Typicality-Based Stability and Privacy

In this paper, we introduce a new notion of algorithmic stability called typical stability. When our goal is to release real-valued queries (statistics) computed over a dataset, this notion does not require the queries to be of bounded sensitivity -- a condition that is generally assumed under a standard notion of algorithmic stability known as differential privacy [DMNS06, Dwo06]. Instead, typical stability requires the output of the query, when computed on a dataset drawn from the underlying distribution, to be "well-concentrated" around its expected value with respect to that distribution. Typical stability can also be motivated as an alternative definition for database privacy (in such case, we call it typical privacy). Like differential privacy, this notion enjoys several important properties including robustness to post-processing and adaptive composition. We also discuss the guarantees of typical stability on the generalization error for a broader class of queries than that of bounded-sensitivity queries. This class contains all queries whose output distributions have a "light" tail, e.g., subgaussian and subexponential queries.
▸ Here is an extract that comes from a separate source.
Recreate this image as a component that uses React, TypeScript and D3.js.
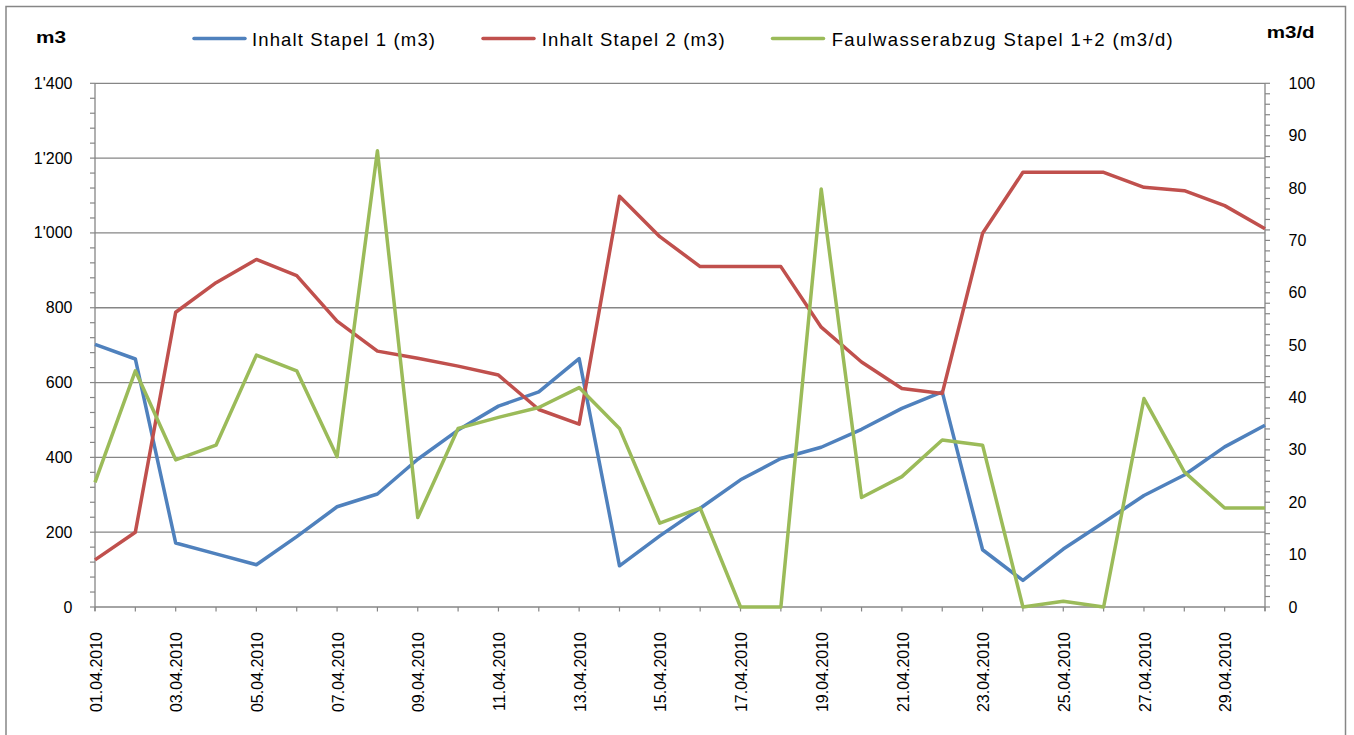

In particular, we show that if a typically stable interaction with a dataset yields a query from that class, then this query when evaluated on the same dataset will have small generalization error with high probability (i.e., it will not overfit to the dataset). We discuss the composition guarantees of typical stability and prove a composition theorem that gives a characterization of the degradation of the parameters of typical stability/privacy under $k$-fold adaptive composition. We also give simple noise-addition algorithms that achieve this notion. These algorithms are similar to their differentially private counterparts, however, the added noise is calibrated differently.